A couple weeks ago I joined friends attending a rally in City Heights to express concern over the death of a young man in Ferguson, Missouri.  The emphasis there was concern over a death of an American in an American city, a death that could have been prevented.  The majority of the people attending the San Diego rally were joining their voices in raising a call for an end to senseless death… period.  

In the year 2015 I will begin my eighth decade of life.  I’m guessing the phrase “In retrospect”  is loaded with much more significance than it carried when I was a teenager. I remember some experiences fraught with intense feeling when I was twenty-something and thirty-something, but I don’t remember doing much thinking and reacting retrospectively.
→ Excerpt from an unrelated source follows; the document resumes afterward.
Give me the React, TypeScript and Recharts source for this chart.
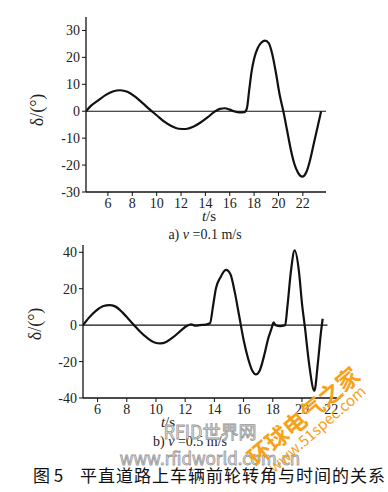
import React from 'react';
import { Line, LineChart, ReferenceLine, XAxis, YAxis } from 'recharts';

// a) v = 0.1 m/s
const timeA = [4.2, 4.6, 5.2, 5.8, 6.4, 7.0, 7.6, 8.2, 8.8, 9.4, 10.0, 10.6, 11.2, 11.8, 12.4, 13.0, 13.6, 14.2, 14.8, 15.2, 15.6, 16.0, 16.4, 16.8, 17.2, 17.4, 17.6, 17.8, 18.0, 18.3, 18.6, 18.9, 19.2, 19.5, 19.8, 20.1, 20.4, 20.7, 21.0, 21.3, 21.6, 21.95, 22.3, 22.6, 22.9, 23.2, 23.5];
const deltaA = [0, 2, 4, 6, 7.3, 7.8, 7.2, 5.5, 3.2, 0.8, -1.5, -3.8, -5.5, -6.5, -6.6, -5.8, -4.2, -2.2, 0, 0.9, 1.1, 0.6, -0.1, -0.4, -0.3, 1, 8, 15, 19.5, 23.5, 25.5, 26.2, 25.3, 21, 14, 6, 0, -7, -14, -19.5, -22.8, -24.3, -22.5, -18, -12, -6, 0];

// b) v = 0.5 m/s
const timeB = [5.0, 5.4, 5.9, 6.4, 6.8, 7.2, 7.7, 8.1, 8.5, 8.9, 9.4, 9.9, 10.3, 10.7, 11.2, 11.7, 12.1, 12.4, 12.7, 13.0, 13.4, 13.7, 13.9, 14.1, 14.4, 14.8, 15.1, 15.4, 15.7, 16.0, 16.3, 16.6, 16.85, 17.1, 17.4, 17.7, 17.95, 18.05, 18.2, 18.5, 18.85, 19.0, 19.25, 19.5, 19.8, 20.0, 20.2, 20.5, 20.85, 21.1, 21.3, 21.42];
const deltaB = [0, 4, 8, 10.5, 11, 10.3, 7, 3.5, 0, -3.5, -7, -9.5, -10, -9.2, -6.5, -3, -0.5, 0.5, -0.3, 0, 0.3, 1, 10, 20, 26, 30.3, 28, 18, 5, -8, -18, -25, -27, -25, -17, -7, -1, 1.5, 0, -0.5, 0, 10, 30, 41, 29, 12, -1, -22, -36, -20, -4, 3.5];

const xTicks = [6, 8, 10, 12, 14, 16, 18, 20, 22];
const yTicksA = [-30, -20, -10, 0, 10, 20, 30];
const yTicksB = [-40, -20, 0, 20, 40];

const seriesA = timeA.map((t, i) => ({ t, delta: deltaA[i] }));
const seriesB = timeB.map((t, i) => ({ t, delta: deltaB[i] }));

const serif = '"Liberation Serif", "DejaVu Serif", serif';
const cjk = '"Noto Sans CJK SC", "Noto Sans CJK JP", sans-serif';
const tickStyle = { fontFamily: serif, fontSize: 14, fill: '#222' };

const App: React.FC = () => {
  return (
    <div style={{ position: 'absolute', left: 0, top: 0, width: 388, height: 492, background: '#fff', overflow: 'hidden' }}>
      <div style={{ position: 'absolute', left: 0, top: 0 }}>
        <LineChart width={388} height={240} data={seriesA} margin={{ top: 17, right: 62, left: 46, bottom: 28 }}>
          <XAxis
            dataKey="t"
            type="number"
            domain={[4.2, 23.9]}
            ticks={xTicks}
            tick={tickStyle}
            tickSize={4}
            axisLine={{ stroke: '#111', strokeWidth: 1.3 }}
            tickLine={{ stroke: '#111' }}
            height={20}
            allowDataOverflow
          />
          <YAxis
            type="number"
            domain={[-30, 35]}
            ticks={yTicksA}
            tick={tickStyle}
            tickSize={4}
            axisLine={{ stroke: '#111', strokeWidth: 1.3 }}
            tickLine={{ stroke: '#111' }}
            width={40}
            allowDataOverflow
          />
          <ReferenceLine y={0} stroke="#111" strokeWidth={1.2} />
          <Line dataKey="delta" type="monotone" stroke="#111" strokeWidth={2.2} dot={false} isAnimationActive={false} />
        </LineChart>
      </div>

      <div style={{ position: 'absolute', left: 0, top: 230 }}>
        <LineChart width={388} height={200} data={seriesB} margin={{ top: 15, right: 51, left: 43, bottom: 12 }}>
          <XAxis
            dataKey="t"
            type="number"
            domain={[5, 22.4]}
            ticks={xTicks}
            tick={tickStyle}
            tickSize={4}
            axisLine={{ stroke: '#111', strokeWidth: 1.3 }}
            tickLine={{ stroke: '#111' }}
            height={20}
            allowDataOverflow
          />
          <YAxis
            type="number"
            domain={[-40, 44]}
            ticks={yTicksB}
            tick={tickStyle}
            tickSize={4}
            axisLine={{ stroke: '#111', strokeWidth: 1.3 }}
            tickLine={{ stroke: '#111' }}
            width={40}
            allowDataOverflow
          />
          <ReferenceLine segment={[{ x: 5, y: 0 }, { x: 21.75, y: 0 }]} stroke="#111" strokeWidth={1.2} />
          <Line dataKey="delta" type="monotone" stroke="#111" strokeWidth={2.2} dot={false} isAnimationActive={false} />
        </LineChart>
      </div>

      <svg width={388} height={492} style={{ position: 'absolute', left: 0, top: 0, pointerEvents: 'none' }}>
        <text x={39} y={110} transform="rotate(-90 39 110)" textAnchor="middle" dominantBaseline="middle" fontFamily={serif} fontSize={18} fill="#222">δ/(°)</text>
        <text x={37} y={324} transform="rotate(-90 37 324)" textAnchor="middle" dominantBaseline="middle" fontFamily={serif} fontSize={18} fill="#222">δ/(°)</text>

        <text x={209} y={218} textAnchor="middle" dominantBaseline="middle" fontFamily={serif} fontSize={15} fill="#222">
          <tspan fontStyle="italic">t</tspan>/s
        </text>
        <text x={205} y={236} textAnchor="middle" dominantBaseline="middle" fontFamily={serif} fontSize={14} fill="#222">
          a)  <tspan fontStyle="italic">v</tspan> =0.1  m/s
        </text>

        <text x={168} y={424} textAnchor="middle" dominantBaseline="middle" fontFamily={serif} fontSize={15} fill="#222">
          <tspan fontStyle="italic">t</tspan>/s
        </text>
        <text x={190} y={443} textAnchor="middle" dominantBaseline="middle" fontFamily={serif} fontSize={14} fill="#222">
          b)  <tspan fontStyle="italic">v</tspan> =0.5  m/s
        </text>

        {/* watermarks */}
        <text x={210} y={434} textAnchor="middle" dominantBaseline="middle" fontFamily={cjk} fontSize={18} fill="#e8e8e8" stroke="#9a9a9a" strokeWidth={0.8}>RFID世界网</text>
        <text x={210} y={460} textAnchor="middle" dominantBaseline="middle" fontFamily={cjk} fontSize={17} fill="#e8e8e8" stroke="#9a9a9a" strokeWidth={0.8}>www.rfidworld.com.cn</text>
        <text x={305} y={418} transform="rotate(-40 305 418)" textAnchor="middle" dominantBaseline="middle" fontFamily={cjk} fontSize={23} fontWeight={700} fill="#f7a21b">环球电气之家</text>
        <text x={318} y={430} transform="rotate(-41 318 430)" textAnchor="middle" dominantBaseline="middle" fontFamily={cjk} fontSize={15} fill="#f7a21b">www.51spec.com</text>

        <text x={33} y={477} dominantBaseline="middle" fontFamily={cjk} fontSize={17} fill="#111">图 5</text>
        <text x={80} y={477} dominantBaseline="middle" fontFamily={cjk} fontSize={17} letterSpacing={1} fill="#111">平直道路上车辆前轮转角与时间的关系</text>
      </svg>
    </div>
  );
};

export default App;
I was the parent of young children then, children who are older now than I was then; and I’m guessing that I was impatient when they insisted that they wanted something NOW!  I had/have wonderful children.  In retrospect I am keenly aware of my good fortune to have been gifted with such persons as they were then and are now.  

An important task of parents and teachers and all elders in a community is to teach active patience, deliberate patience, learned patience… and to teach the importance of hesitating and being sure before insisting “I want it now!  Children must learn that “I want it now” belongs in that linguistic bank of expressions reserved for dire, very special circumstances.  An important responsibility of adults in any community is ensuring that young people grow into adulthood having learned that they may not get everything they want; and if they do get what they want, getting it probably happen at the exact moment when when they become aware that they want it. 

I remember my Dad saying that my Mother wouldn’t say shit if she had some of it on her hand.  It was his way of telling me to be careful with language.  My siblings, our cousins, our neighbor children were cautioned, “Be careful what you ask for because you might get it!” 

…SO, “What do we want? Dead cops! When do we want it?  Now!” scares and sickens me.  Chanting for the death of anyone is unacceptable. 



On my bicycle ride today I stopped to take a picture of the replica of Juan Rodriquez Cabrillo’s flagship San Salvador that is nearing completion down by San Diego Bay across from the airport.  It occurs to me that Cabrillo and his crew had to practice patience on their voyage to explore the west coast of North Americas.  On June 24, 1542, Cabrillo’s expedition sailed out of the Guatemalan port of Navidad near the modern day city of Manzanillo.  On San Diego Bay Cabrillo’s ship anchored for six days probably somewhere on Point Loma’s east shore not far from where a group of dedicated volunteers are building the exact replica of The San Salvador.  After leaving San Diego, they sailed up the coast perhaps getting as far north as Oregon.  Cabrillo died January 3, 1543, on San Miguel, one of the Channel Islands.